_Instructions for the task_:
Set the listing down again exactly, please, apart from its pictures.

_Data block_:
================================

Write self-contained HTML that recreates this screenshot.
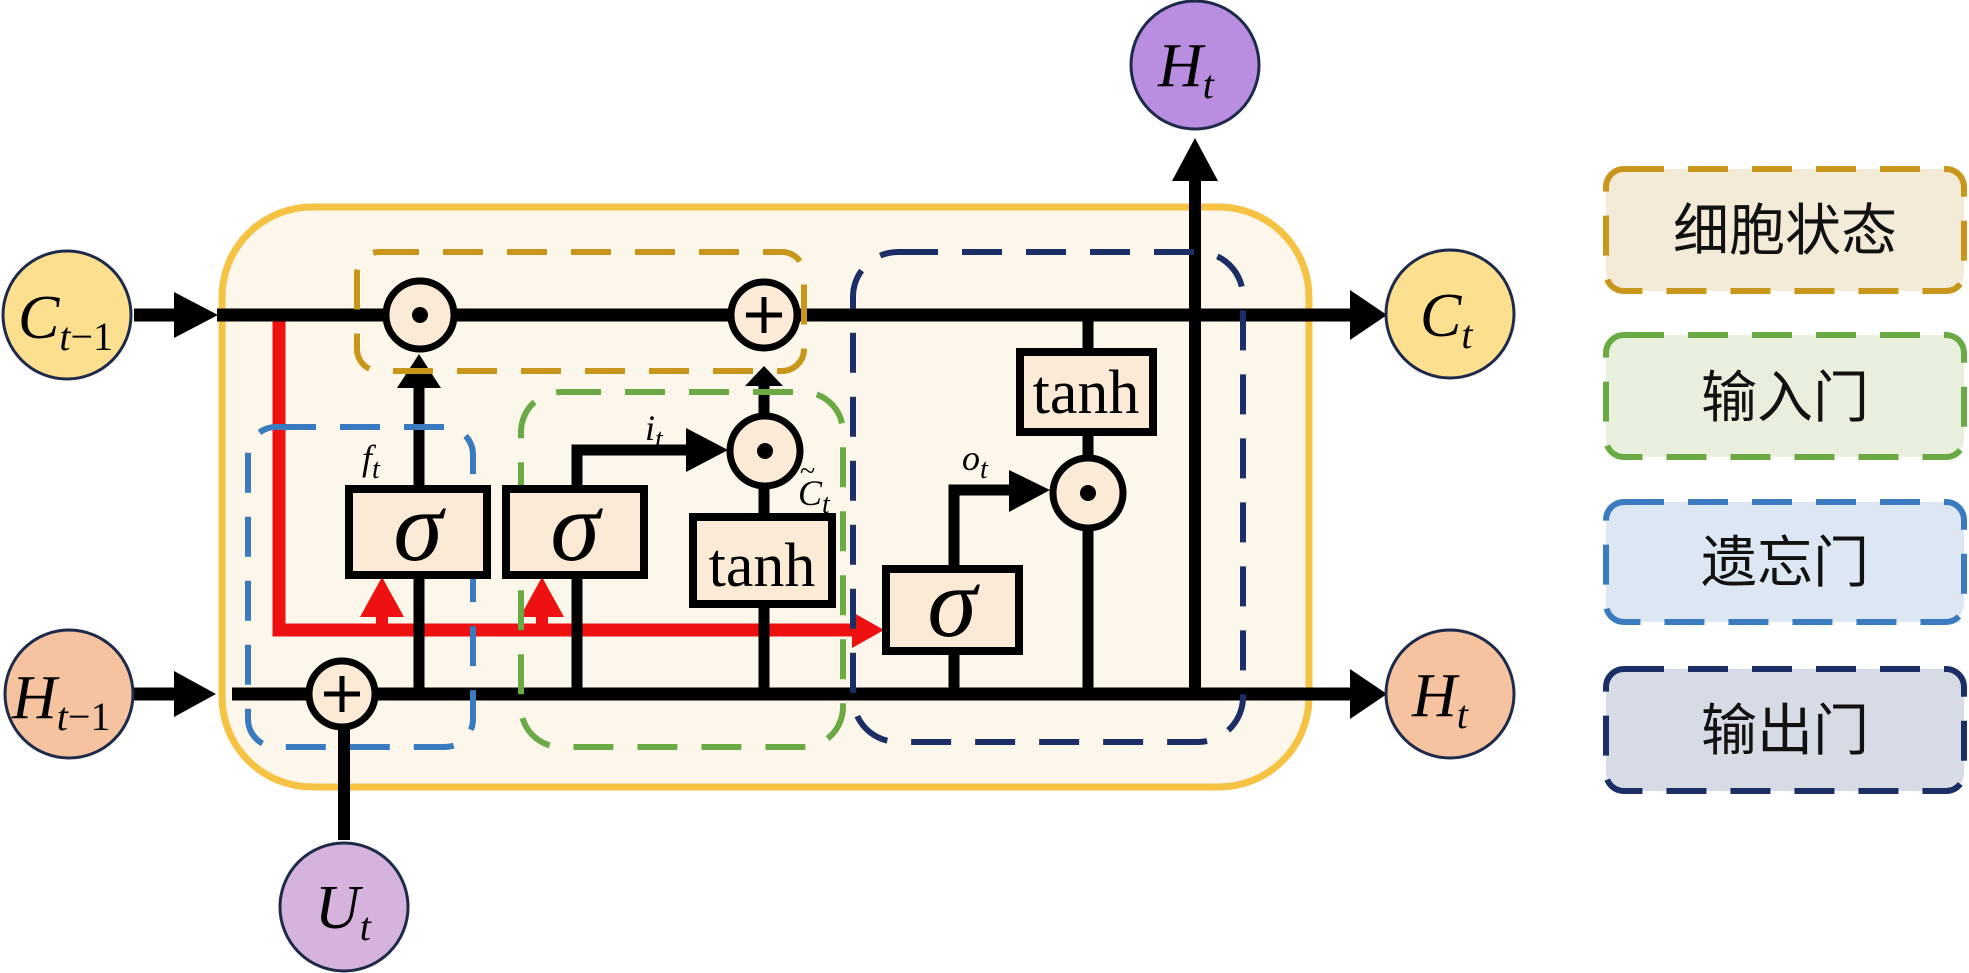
<!DOCTYPE html>
<html><head><meta charset="utf-8"><style>
html,body{margin:0;padding:0;background:#fff;}
svg{display:block;}
.s{font-family:"Liberation Serif",serif;}
.cjk{font-family:"Liberation Sans","Noto Sans CJK SC",sans-serif;}
</style></head><body>
<svg width="1969" height="973" viewBox="0 0 1969 973" xmlns="http://www.w3.org/2000/svg">
<rect x="222" y="207" width="1087" height="580" rx="90" fill="#fcf7ea" stroke="#f6c244" stroke-width="7"/>

<path d="M279,315 V630 H852" fill="none" stroke="#ee1111" stroke-width="13"/>
<polygon points="852,612 884,630 852,648" fill="#ee1111"/>
<polygon points="360,617 382,577 404,617" fill="#ee1111"/>
<rect x="376" y="612" width="12" height="18" fill="#ee1111"/>
<polygon points="520,617 542,577 564,617" fill="#ee1111"/>
<rect x="536" y="612" width="12" height="18" fill="#ee1111"/>

<line x1="217" y1="315" x2="1352" y2="315" stroke="#000" stroke-width="13"/>
<polygon points="1350,290 1387,315 1350,340" fill="#000"/>
<line x1="134" y1="315" x2="176" y2="315" stroke="#000" stroke-width="13"/>
<polygon points="174,292 218,315 174,338" fill="#000"/>

<line x1="232" y1="694" x2="1352" y2="694" stroke="#000" stroke-width="13"/>
<polygon points="1350,669 1387,694 1350,719" fill="#000"/>
<line x1="134" y1="694" x2="176" y2="694" stroke="#000" stroke-width="13"/>
<polygon points="174,671 216,694 174,717" fill="#000"/>

<line x1="344" y1="700" x2="344" y2="840" stroke="#000" stroke-width="12"/>
<line x1="419" y1="700" x2="419" y2="385" stroke="#000" stroke-width="11"/>
<polygon points="397,388 419,354 441,388" fill="#000"/>
<path d="M577,694 V450 H690" fill="none" stroke="#000" stroke-width="11"/>
<polygon points="686,428 728,450 686,472" fill="#000"/>
<line x1="764" y1="694" x2="764" y2="385" stroke="#000" stroke-width="11"/>
<polygon points="745,386 764,366 783,386" fill="#000"/>
<path d="M954,694 V490 H1012" fill="none" stroke="#000" stroke-width="11"/>
<polygon points="1009,470 1050,490 1009,512" fill="#000"/>
<line x1="1088" y1="315" x2="1088" y2="694" stroke="#000" stroke-width="11"/>
<line x1="1195" y1="694" x2="1195" y2="178" stroke="#000" stroke-width="12"/>
<polygon points="1172,181 1195,138 1218,181" fill="#000"/>

<rect x="357" y="252" width="447" height="119" rx="22" fill="none" stroke="#c8961a" stroke-width="6" stroke-dasharray="40,24"/>
<rect x="248" y="427" width="225" height="320" rx="28" fill="none" stroke="#3a7bbf" stroke-width="6" stroke-dasharray="40,24"/>
<rect x="521" y="392" width="322" height="355" rx="40" fill="none" stroke="#6aaa45" stroke-width="6" stroke-dasharray="40,24"/>
<rect x="853" y="252" width="390" height="490" rx="45" fill="none" stroke="#1b2f66" stroke-width="6" stroke-dasharray="40,24"/>

<g fill="#fbebd6" stroke="#000" stroke-width="7">
<circle cx="420" cy="315" r="34"/>
<circle cx="764" cy="315" r="33"/>
<circle cx="765" cy="451" r="35"/>
<circle cx="1088" cy="493" r="35"/>
<circle cx="342" cy="694" r="33"/>
</g>
<g fill="#000">
<circle cx="420" cy="315" r="8"/><circle cx="765" cy="451" r="8"/><circle cx="1088" cy="493" r="8"/>
</g>
<g stroke="#000" stroke-width="5">
<line x1="746" y1="315" x2="782" y2="315"/><line x1="764" y1="297" x2="764" y2="333"/>
<line x1="324" y1="694" x2="360" y2="694"/><line x1="342" y1="676" x2="342" y2="712"/>
</g>

<g fill="#fbebd6" stroke="#000" stroke-width="8">
<rect x="349" y="489" width="138" height="86"/>
<rect x="506" y="489" width="138" height="86"/>
<rect x="693" y="517" width="139" height="87"/>
<rect x="886" y="569" width="133" height="82"/>
<rect x="1020" y="352" width="133" height="80"/>
</g>
<g class="s" font-style="italic" font-size="100" text-anchor="middle">
<text x="418" y="560">σ</text><text x="575" y="560">σ</text><text x="952" y="636">σ</text>
</g>
<g class="s" font-size="62" text-anchor="middle">
<text x="762" y="586">tanh</text><text x="1086" y="413">tanh</text>
</g>
<g class="s" font-style="italic" font-size="36">
<text x="362" y="470">f<tspan font-size="28" dy="8">t</tspan></text>
<text x="645" y="440">i<tspan font-size="28" dy="8">t</tspan></text>
<text x="962" y="470">o<tspan font-size="28" dy="8">t</tspan></text>
<text x="798" y="505">C<tspan font-size="28" dy="8">t</tspan></text>
<text x="800" y="480" font-style="normal" font-size="28">~</text>
</g>

<g stroke="#1e2a4a" stroke-width="3">
<circle cx="67" cy="315" r="64" fill="#fce08f"/>
<circle cx="69" cy="694" r="64" fill="#f5c3a0"/>
<circle cx="344" cy="907" r="64" fill="#d5b3dc"/>
<circle cx="1450" cy="314" r="64" fill="#fce08f"/>
<circle cx="1450" cy="694" r="64" fill="#f5c3a0"/>
<circle cx="1195" cy="65" r="64" fill="#b98ee0"/>
</g>
<g class="s" font-style="italic" font-size="62">
<text x="18" y="338">C<tspan font-size="40" dy="12">t</tspan><tspan font-size="40" font-style="normal">−1</tspan></text>
<text x="12" y="718">H<tspan font-size="40" dy="12">t</tspan><tspan font-size="40" font-style="normal">−1</tspan></text>
<text x="315" y="928">U<tspan font-size="40" dy="12">t</tspan></text>
<text x="1420" y="336">C<tspan font-size="40" dy="12">t</tspan></text>
<text x="1412" y="716">H<tspan font-size="40" dy="12">t</tspan></text>
<text x="1158" y="86">H<tspan font-size="40" dy="12">t</tspan></text>
</g>

<rect x="1606" y="169" width="358" height="122" rx="18" fill="#f3ead8" stroke="#c8961a" stroke-width="6" stroke-dasharray="40,24"/>
<rect x="1606" y="335" width="358" height="122" rx="18" fill="#e8efdc" stroke="#6aaa45" stroke-width="6" stroke-dasharray="40,24"/>
<rect x="1606" y="502" width="358" height="120" rx="18" fill="#dde7f3" stroke="#3a7bbf" stroke-width="6" stroke-dasharray="40,24"/>
<rect x="1606" y="669" width="358" height="122" rx="18" fill="#d7dbe5" stroke="#1b2f66" stroke-width="6" stroke-dasharray="40,24"/>
<g class="cjk" font-size="56" text-anchor="middle" fill="#111">
<text x="1785" y="250">细胞状态</text>
<text x="1785" y="417">输入门</text>
<text x="1785" y="582">遗忘门</text>
<text x="1785" y="750">输出门</text>
</g>
</svg>
</body></html>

================================

_Result of the task_:
Write self-contained HTML that recreates this screenshot.
<!DOCTYPE html>
<html><head><meta charset="utf-8"><style>
html,body{margin:0;padding:0;background:#fff;}
svg{display:block;}
.s{font-family:"Liberation Serif",serif;}
.cjk{font-family:"Liberation Sans","Noto Sans CJK SC",sans-serif;}
</style></head><body>
<svg width="1969" height="973" viewBox="0 0 1969 973" xmlns="http://www.w3.org/2000/svg">
<rect x="222" y="207" width="1087" height="580" rx="90" fill="#fcf7ea" stroke="#f6c244" stroke-width="7"/>

<path d="M279,315 V630 H852" fill="none" stroke="#ee1111" stroke-width="13"/>
<polygon points="852,612 884,630 852,648" fill="#ee1111"/>
<polygon points="360,617 382,577 404,617" fill="#ee1111"/>
<rect x="376" y="612" width="12" height="18" fill="#ee1111"/>
<polygon points="520,617 542,577 564,617" fill="#ee1111"/>
<rect x="536" y="612" width="12" height="18" fill="#ee1111"/>

<line x1="217" y1="315" x2="1352" y2="315" stroke="#000" stroke-width="13"/>
<polygon points="1350,290 1387,315 1350,340" fill="#000"/>
<line x1="134" y1="315" x2="176" y2="315" stroke="#000" stroke-width="13"/>
<polygon points="174,292 218,315 174,338" fill="#000"/>

<line x1="232" y1="694" x2="1352" y2="694" stroke="#000" stroke-width="13"/>
<polygon points="1350,669 1387,694 1350,719" fill="#000"/>
<line x1="134" y1="694" x2="176" y2="694" stroke="#000" stroke-width="13"/>
<polygon points="174,671 216,694 174,717" fill="#000"/>

<line x1="344" y1="700" x2="344" y2="840" stroke="#000" stroke-width="12"/>
<line x1="419" y1="700" x2="419" y2="385" stroke="#000" stroke-width="11"/>
<polygon points="397,388 419,354 441,388" fill="#000"/>
<path d="M577,694 V450 H690" fill="none" stroke="#000" stroke-width="11"/>
<polygon points="686,428 728,450 686,472" fill="#000"/>
<line x1="764" y1="694" x2="764" y2="385" stroke="#000" stroke-width="11"/>
<polygon points="745,386 764,366 783,386" fill="#000"/>
<path d="M954,694 V490 H1012" fill="none" stroke="#000" stroke-width="11"/>
<polygon points="1009,470 1050,490 1009,512" fill="#000"/>
<line x1="1088" y1="315" x2="1088" y2="694" stroke="#000" stroke-width="11"/>
<line x1="1195" y1="694" x2="1195" y2="178" stroke="#000" stroke-width="12"/>
<polygon points="1172,181 1195,138 1218,181" fill="#000"/>

<rect x="357" y="252" width="447" height="119" rx="22" fill="none" stroke="#c8961a" stroke-width="6" stroke-dasharray="40,24"/>
<rect x="248" y="427" width="225" height="320" rx="28" fill="none" stroke="#3a7bbf" stroke-width="6" stroke-dasharray="40,24"/>
<rect x="521" y="392" width="322" height="355" rx="40" fill="none" stroke="#6aaa45" stroke-width="6" stroke-dasharray="40,24"/>
<rect x="853" y="252" width="390" height="490" rx="45" fill="none" stroke="#1b2f66" stroke-width="6" stroke-dasharray="40,24"/>

<g fill="#fbebd6" stroke="#000" stroke-width="7">
<circle cx="420" cy="315" r="34"/>
<circle cx="764" cy="315" r="33"/>
<circle cx="765" cy="451" r="35"/>
<circle cx="1088" cy="493" r="35"/>
<circle cx="342" cy="694" r="33"/>
</g>
<g fill="#000">
<circle cx="420" cy="315" r="8"/><circle cx="765" cy="451" r="8"/><circle cx="1088" cy="493" r="8"/>
</g>
<g stroke="#000" stroke-width="5">
<line x1="746" y1="315" x2="782" y2="315"/><line x1="764" y1="297" x2="764" y2="333"/>
<line x1="324" y1="694" x2="360" y2="694"/><line x1="342" y1="676" x2="342" y2="712"/>
</g>

<g fill="#fbebd6" stroke="#000" stroke-width="8">
<rect x="349" y="489" width="138" height="86"/>
<rect x="506" y="489" width="138" height="86"/>
<rect x="693" y="517" width="139" height="87"/>
<rect x="886" y="569" width="133" height="82"/>
<rect x="1020" y="352" width="133" height="80"/>
</g>
<g class="s" font-style="italic" font-size="100" text-anchor="middle">
<text x="418" y="560">σ</text><text x="575" y="560">σ</text><text x="952" y="636">σ</text>
</g>
<g class="s" font-size="62" text-anchor="middle">
<text x="762" y="586">tanh</text><text x="1086" y="413">tanh</text>
</g>
<g class="s" font-style="italic" font-size="36">
<text x="362" y="470">f<tspan font-size="28" dy="8">t</tspan></text>
<text x="645" y="440">i<tspan font-size="28" dy="8">t</tspan></text>
<text x="962" y="470">o<tspan font-size="28" dy="8">t</tspan></text>
<text x="798" y="505">C<tspan font-size="28" dy="8">t</tspan></text>
<text x="800" y="480" font-style="normal" font-size="28">~</text>
</g>

<g stroke="#1e2a4a" stroke-width="3">
<circle cx="67" cy="315" r="64" fill="#fce08f"/>
<circle cx="69" cy="694" r="64" fill="#f5c3a0"/>
<circle cx="344" cy="907" r="64" fill="#d5b3dc"/>
<circle cx="1450" cy="314" r="64" fill="#fce08f"/>
<circle cx="1450" cy="694" r="64" fill="#f5c3a0"/>
<circle cx="1195" cy="65" r="64" fill="#b98ee0"/>
</g>
<g class="s" font-style="italic" font-size="62">
<text x="18" y="338">C<tspan font-size="40" dy="12">t</tspan><tspan font-size="40" font-style="normal">−1</tspan></text>
<text x="12" y="718">H<tspan font-size="40" dy="12">t</tspan><tspan font-size="40" font-style="normal">−1</tspan></text>
<text x="315" y="928">U<tspan font-size="40" dy="12">t</tspan></text>
<text x="1420" y="336">C<tspan font-size="40" dy="12">t</tspan></text>
<text x="1412" y="716">H<tspan font-size="40" dy="12">t</tspan></text>
<text x="1158" y="86">H<tspan font-size="40" dy="12">t</tspan></text>
</g>

<rect x="1606" y="169" width="358" height="122" rx="18" fill="#f3ead8" stroke="#c8961a" stroke-width="6" stroke-dasharray="40,24"/>
<rect x="1606" y="335" width="358" height="122" rx="18" fill="#e8efdc" stroke="#6aaa45" stroke-width="6" stroke-dasharray="40,24"/>
<rect x="1606" y="502" width="358" height="120" rx="18" fill="#dde7f3" stroke="#3a7bbf" stroke-width="6" stroke-dasharray="40,24"/>
<rect x="1606" y="669" width="358" height="122" rx="18" fill="#d7dbe5" stroke="#1b2f66" stroke-width="6" stroke-dasharray="40,24"/>
<g class="cjk" font-size="56" text-anchor="middle" fill="#111">
<text x="1785" y="250">细胞状态</text>
<text x="1785" y="417">输入门</text>
<text x="1785" y="582">遗忘门</text>
<text x="1785" y="750">输出门</text>
</g>
</svg>
</body></html>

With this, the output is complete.